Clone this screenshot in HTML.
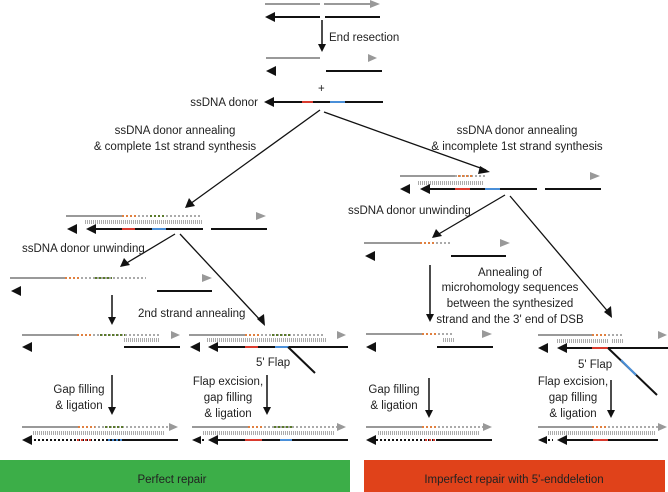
<!DOCTYPE html>
<html><head><meta charset="utf-8"><style>
html,body{margin:0;padding:0;background:#fff;}
svg{display:block;}
text{font-family:"Liberation Sans",Arial,sans-serif;font-size:11.5px;fill:#222;}
</style></head><body>
<svg width="668" height="492" viewBox="0 0 668 492" xmlns="http://www.w3.org/2000/svg">
<g stroke-width="2" fill="none">
<line x1="265" y1="4" x2="320" y2="4" stroke="#999"/>
<line x1="324" y1="4" x2="372" y2="4" stroke="#999"/>
<line x1="270" y1="17" x2="320" y2="17" stroke="#111"/>
<line x1="325" y1="17" x2="380" y2="17" stroke="#111"/>
<line x1="322" y1="20" x2="322" y2="46" stroke="#111" stroke-width="1.5"/>
<line x1="266" y1="58" x2="320" y2="58" stroke="#999"/>
<line x1="326" y1="71" x2="382" y2="71" stroke="#111"/>
<line x1="270" y1="102" x2="383" y2="102" stroke="#111"/>
<line x1="302" y1="102" x2="313" y2="102" stroke="#d83a2e"/>
<line x1="330" y1="102" x2="345" y2="102" stroke="#4a8fd8"/>
<line x1="320" y1="110" x2="190" y2="204" stroke="#111" stroke-width="1.3"/>
<line x1="324" y1="112" x2="486" y2="170" stroke="#111" stroke-width="1.3"/>
<line x1="66" y1="216" x2="122" y2="216" stroke="#999"/>
<line x1="122" y1="216" x2="200" y2="216" stroke="#aaa" stroke-dasharray="2,2"/>
<line x1="122" y1="216" x2="138" y2="216" stroke="#e08040" stroke-dasharray="2,2"/>
<line x1="150" y1="216" x2="165" y2="216" stroke="#5a7a2a" stroke-dasharray="2,2"/>
<line x1="85" y1="222" x2="203" y2="222" stroke="#aaa" stroke-width="4" stroke-dasharray="1,1"/>
<line x1="92" y1="229" x2="203" y2="229" stroke="#111"/>
<line x1="122" y1="229" x2="135" y2="229" stroke="#d83a2e"/>
<line x1="152" y1="229" x2="166" y2="229" stroke="#4a8fd8"/>
<line x1="211" y1="229" x2="267" y2="229" stroke="#111"/>
<line x1="175" y1="234" x2="125" y2="264" stroke="#111" stroke-width="1.3"/>
<line x1="180" y1="234" x2="262" y2="322" stroke="#111" stroke-width="1.3"/>
<line x1="10" y1="278" x2="65" y2="278" stroke="#999"/>
<line x1="65" y1="278" x2="146" y2="278" stroke="#aaa" stroke-dasharray="2,2"/>
<line x1="65" y1="278" x2="80" y2="278" stroke="#e08040" stroke-dasharray="2,2"/>
<line x1="95" y1="278" x2="112" y2="278" stroke="#5a7a2a" stroke-dasharray="2,2"/>
<line x1="157" y1="291" x2="212" y2="291" stroke="#111"/>
<line x1="112" y1="295" x2="112" y2="319" stroke="#111" stroke-width="1.5"/>
<line x1="22" y1="335" x2="77" y2="335" stroke="#999"/>
<line x1="77" y1="335" x2="160" y2="335" stroke="#aaa" stroke-dasharray="2,2"/>
<line x1="77" y1="335" x2="92" y2="335" stroke="#e08040" stroke-dasharray="2,2"/>
<line x1="100" y1="335" x2="125" y2="335" stroke="#5a7a2a" stroke-dasharray="2,2"/>
<line x1="124" y1="340" x2="160" y2="340" stroke="#aaa" stroke-width="4" stroke-dasharray="1,1"/>
<line x1="124" y1="347" x2="180" y2="347" stroke="#111"/>
<line x1="189" y1="335" x2="245" y2="335" stroke="#999"/>
<line x1="245" y1="335" x2="325" y2="335" stroke="#aaa" stroke-dasharray="2,2"/>
<line x1="245" y1="335" x2="260" y2="335" stroke="#e08040" stroke-dasharray="2,2"/>
<line x1="272" y1="335" x2="290" y2="335" stroke="#5a7a2a" stroke-dasharray="2,2"/>
<line x1="207" y1="340" x2="327" y2="340" stroke="#aaa" stroke-width="4" stroke-dasharray="1,1"/>
<line x1="214" y1="347" x2="348" y2="347" stroke="#111"/>
<line x1="245" y1="347" x2="258" y2="347" stroke="#d83a2e"/>
<line x1="275" y1="347" x2="289" y2="347" stroke="#4a8fd8"/>
<line x1="288" y1="347" x2="315" y2="373" stroke="#111"/>
<line x1="112" y1="375" x2="112" y2="409" stroke="#111" stroke-width="1.5"/>
<line x1="267" y1="375" x2="267" y2="409" stroke="#111" stroke-width="1.5"/>
<line x1="22" y1="427" x2="78" y2="427" stroke="#999"/>
<line x1="78" y1="427" x2="170" y2="427" stroke="#aaa" stroke-dasharray="2,2"/>
<line x1="78" y1="427" x2="95" y2="427" stroke="#e08040" stroke-dasharray="2,2"/>
<line x1="105" y1="427" x2="125" y2="427" stroke="#5a7a2a" stroke-dasharray="2,2"/>
<line x1="33" y1="433" x2="165" y2="433" stroke="#aaa" stroke-width="4" stroke-dasharray="1,1"/>
<line x1="30" y1="440" x2="122" y2="440" stroke="#111" stroke-dasharray="2,2"/>
<line x1="77" y1="440" x2="92" y2="440" stroke="#d83a2e" stroke-dasharray="2,2"/>
<line x1="108" y1="440" x2="122" y2="440" stroke="#4a8fd8" stroke-dasharray="2,2"/>
<line x1="122" y1="440" x2="178" y2="440" stroke="#111"/>
<line x1="192" y1="427" x2="248" y2="427" stroke="#999"/>
<line x1="248" y1="427" x2="338" y2="427" stroke="#aaa" stroke-dasharray="2,2"/>
<line x1="248" y1="427" x2="262" y2="427" stroke="#e08040" stroke-dasharray="2,2"/>
<line x1="274" y1="427" x2="292" y2="427" stroke="#5a7a2a" stroke-dasharray="2,2"/>
<line x1="203" y1="433" x2="334" y2="433" stroke="#aaa" stroke-width="4" stroke-dasharray="1,1"/>
<line x1="198" y1="440" x2="206" y2="440" stroke="#111" stroke-dasharray="2,2"/>
<line x1="214" y1="440" x2="348" y2="440" stroke="#111"/>
<line x1="245" y1="440" x2="262" y2="440" stroke="#d83a2e"/>
<line x1="280" y1="440" x2="292" y2="440" stroke="#4a8fd8"/>
<line x1="400" y1="176" x2="455" y2="176" stroke="#999"/>
<line x1="455" y1="176" x2="485" y2="176" stroke="#aaa" stroke-dasharray="2,2"/>
<line x1="458" y1="176" x2="472" y2="176" stroke="#e08040" stroke-dasharray="2,2"/>
<line x1="418" y1="183" x2="484" y2="183" stroke="#aaa" stroke-width="4" stroke-dasharray="1,1"/>
<line x1="424" y1="189" x2="537" y2="189" stroke="#111"/>
<line x1="455" y1="189" x2="470" y2="189" stroke="#d83a2e"/>
<line x1="485" y1="189" x2="500" y2="189" stroke="#4a8fd8"/>
<line x1="545" y1="189" x2="601" y2="189" stroke="#111"/>
<line x1="505" y1="195" x2="437" y2="235" stroke="#111" stroke-width="1.3"/>
<line x1="510" y1="196" x2="610" y2="314" stroke="#111" stroke-width="1.3"/>
<line x1="364" y1="243" x2="420" y2="243" stroke="#999"/>
<line x1="420" y1="243" x2="450" y2="243" stroke="#aaa" stroke-dasharray="2,2"/>
<line x1="420" y1="243" x2="434" y2="243" stroke="#e08040" stroke-dasharray="2,2"/>
<line x1="451" y1="256" x2="506" y2="256" stroke="#111"/>
<line x1="430" y1="265" x2="430" y2="316" stroke="#111" stroke-width="1.5"/>
<line x1="366" y1="334" x2="422" y2="334" stroke="#999"/>
<line x1="422" y1="334" x2="452" y2="334" stroke="#aaa" stroke-dasharray="2,2"/>
<line x1="422" y1="334" x2="436" y2="334" stroke="#e08040" stroke-dasharray="2,2"/>
<line x1="443" y1="340" x2="454" y2="340" stroke="#aaa" stroke-width="4" stroke-dasharray="1,1"/>
<line x1="437" y1="347" x2="493" y2="347" stroke="#111"/>
<line x1="538" y1="335" x2="592" y2="335" stroke="#999"/>
<line x1="592" y1="335" x2="623" y2="335" stroke="#aaa" stroke-dasharray="2,2"/>
<line x1="592" y1="335" x2="608" y2="335" stroke="#e08040" stroke-dasharray="2,2"/>
<line x1="557" y1="341" x2="608" y2="341" stroke="#aaa" stroke-width="4" stroke-dasharray="1,1"/>
<line x1="612" y1="341" x2="623" y2="341" stroke="#aaa" stroke-width="4" stroke-dasharray="1,1"/>
<line x1="563" y1="348" x2="668" y2="348" stroke="#111"/>
<line x1="592" y1="348" x2="608" y2="348" stroke="#d83a2e"/>
<line x1="608" y1="348" x2="657" y2="395" stroke="#111"/>
<line x1="621" y1="360" x2="636" y2="375" stroke="#4a8fd8"/>
<line x1="429" y1="378" x2="429" y2="412" stroke="#111" stroke-width="1.5"/>
<line x1="611" y1="380" x2="611" y2="412" stroke="#111" stroke-width="1.5"/>
<line x1="366" y1="427" x2="422" y2="427" stroke="#999"/>
<line x1="422" y1="427" x2="484" y2="427" stroke="#aaa" stroke-dasharray="2,2"/>
<line x1="422" y1="427" x2="437" y2="427" stroke="#e08040" stroke-dasharray="2,2"/>
<line x1="378" y1="433" x2="480" y2="433" stroke="#aaa" stroke-width="4" stroke-dasharray="1,1"/>
<line x1="372" y1="440" x2="437" y2="440" stroke="#111" stroke-dasharray="2,2"/>
<line x1="425" y1="440" x2="437" y2="440" stroke="#d83a2e" stroke-dasharray="2,2"/>
<line x1="437" y1="440" x2="492" y2="440" stroke="#111"/>
<line x1="538" y1="427" x2="592" y2="427" stroke="#999"/>
<line x1="592" y1="427" x2="660" y2="427" stroke="#aaa" stroke-dasharray="2,2"/>
<line x1="592" y1="427" x2="608" y2="427" stroke="#e08040" stroke-dasharray="2,2"/>
<line x1="548" y1="433" x2="655" y2="433" stroke="#aaa" stroke-width="4" stroke-dasharray="1,1"/>
<line x1="544" y1="440" x2="553" y2="440" stroke="#111" stroke-dasharray="2,2"/>
<line x1="563" y1="440" x2="658" y2="440" stroke="#111"/>
<line x1="593" y1="440" x2="608" y2="440" stroke="#d83a2e"/>
</g>
<g fill="#111">
<polygon points="265,17 275,12 275,22"/>
<polygon points="266,71 276,66 276,76"/>
<polygon points="264,102 274,97 274,107"/>
<polygon points="322,52 318,44 326,44"/>
<polygon points="185,208 189,198 195,206"/>
<polygon points="490,172 480,166 478,174"/>
<polygon points="67,229 77,224 77,234"/>
<polygon points="86,229 96,224 96,234"/>
<polygon points="120,267 124,258 130,265"/>
<polygon points="265,326 257,319 264,314"/>
<polygon points="11,291 21,286 21,296"/>
<polygon points="112,325 108,317 116,317"/>
<polygon points="22,347 32,342 32,352"/>
<polygon points="190,347 200,342 200,352"/>
<polygon points="208,347 218,342 218,352"/>
<polygon points="112,415 108,407 116,407"/>
<polygon points="267,415 263,407 271,407"/>
<polygon points="22,440 32,435 32,445"/>
<polygon points="192,440 201,436 201,444"/>
<polygon points="208,440 218,435 218,445"/>
<polygon points="400,189 410,184 410,194"/>
<polygon points="420,189 430,184 430,194"/>
<polygon points="432,238 436,229 442,236"/>
<polygon points="612,318 604,312 611,306"/>
<polygon points="365,256 375,251 375,261"/>
<polygon points="430,322 426,314 434,314"/>
<polygon points="366,347 376,342 376,352"/>
<polygon points="538,348 548,343 548,353"/>
<polygon points="557,348 567,343 567,353"/>
<polygon points="429,418 425,410 433,410"/>
<polygon points="611,418 607,410 615,410"/>
<polygon points="366,440 376,435 376,445"/>
<polygon points="538,440 547,436 547,444"/>
<polygon points="557,440 567,435 567,445"/>
</g>
<g fill="#999">
<polygon points="380,4 370,0 370,8"/>
<polygon points="377,58 368,54 368,62"/>
<polygon points="266,216 256,212 256,220"/>
<polygon points="212,278 202,274 202,282"/>
<polygon points="180,335 171,331 171,339"/>
<polygon points="346,335 337,331 337,339"/>
<polygon points="178,427 169,423 169,431"/>
<polygon points="346,427 337,423 337,431"/>
<polygon points="600,176 590,172 590,180"/>
<polygon points="510,243 500,239 500,247"/>
<polygon points="492,334 482,330 482,338"/>
<polygon points="667,335 658,331 658,339"/>
<polygon points="492,427 483,423 483,431"/>
<polygon points="667,427 658,423 658,431"/>
</g>
<text x="329" y="41">End resection</text>
<text x="318" y="92" font-size="9">+</text>
<text x="258" y="106" text-anchor="end">ssDNA donor</text>
<text x="175" y="134" text-anchor="middle">ssDNA donor annealing</text>
<text x="175" y="150" text-anchor="middle">&amp; complete 1st strand synthesis</text>
<text x="517" y="134" text-anchor="middle">ssDNA donor annealing</text>
<text x="517" y="150" text-anchor="middle">&amp; incomplete 1st strand synthesis</text>
<text x="22" y="252">ssDNA donor unwinding</text>
<text x="348" y="214">ssDNA donor unwinding</text>
<text x="138" y="317">2nd strand annealing</text>
<text x="256" y="366">5' Flap</text>
<text x="578" y="368">5' Flap</text>
<text x="79" y="393" text-anchor="middle">Gap filling</text>
<text x="79" y="409" text-anchor="middle">&amp; ligation</text>
<text x="228" y="385" text-anchor="middle">Flap excision,</text>
<text x="228" y="401" text-anchor="middle">gap filling</text>
<text x="228" y="417" text-anchor="middle">&amp; ligation</text>
<text x="394" y="393" text-anchor="middle">Gap filling</text>
<text x="394" y="409" text-anchor="middle">&amp; ligation</text>
<text x="573" y="385" text-anchor="middle">Flap excision,</text>
<text x="573" y="401" text-anchor="middle">gap filling</text>
<text x="573" y="417" text-anchor="middle">&amp; ligation</text>
<text x="510" y="276" text-anchor="middle">Annealing of</text>
<text x="510" y="291" text-anchor="middle">microhomology sequences</text>
<text x="510" y="307" text-anchor="middle">between the synthesized</text>
<text x="510" y="323" text-anchor="middle">strand and the 3' end of DSB</text>
<rect x="0" y="460" width="350" height="32" fill="#3cae48"/>
<rect x="364" y="460" width="301" height="32" fill="#e0421a"/>
<text x="172" y="483" text-anchor="middle">Perfect repair</text>
<text x="514" y="483" text-anchor="middle">Imperfect repair with 5'-enddeletion</text>
</svg>
</body></html>
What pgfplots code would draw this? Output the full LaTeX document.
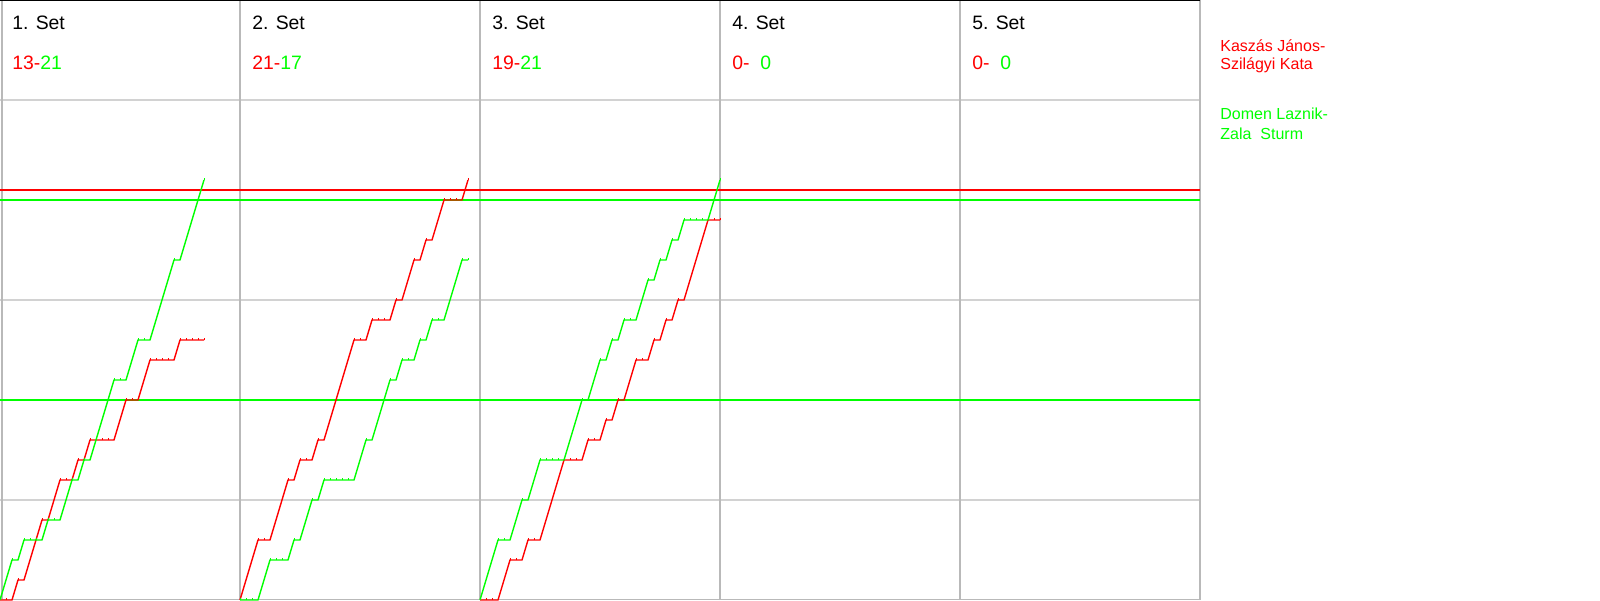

= = = =

## Stated exercise
From the records above, copy every line that holds the word "this".

## Answer in full
Clone this screenshot in HTML.
What pgfplots code would draw this? Output the full LaTeX document.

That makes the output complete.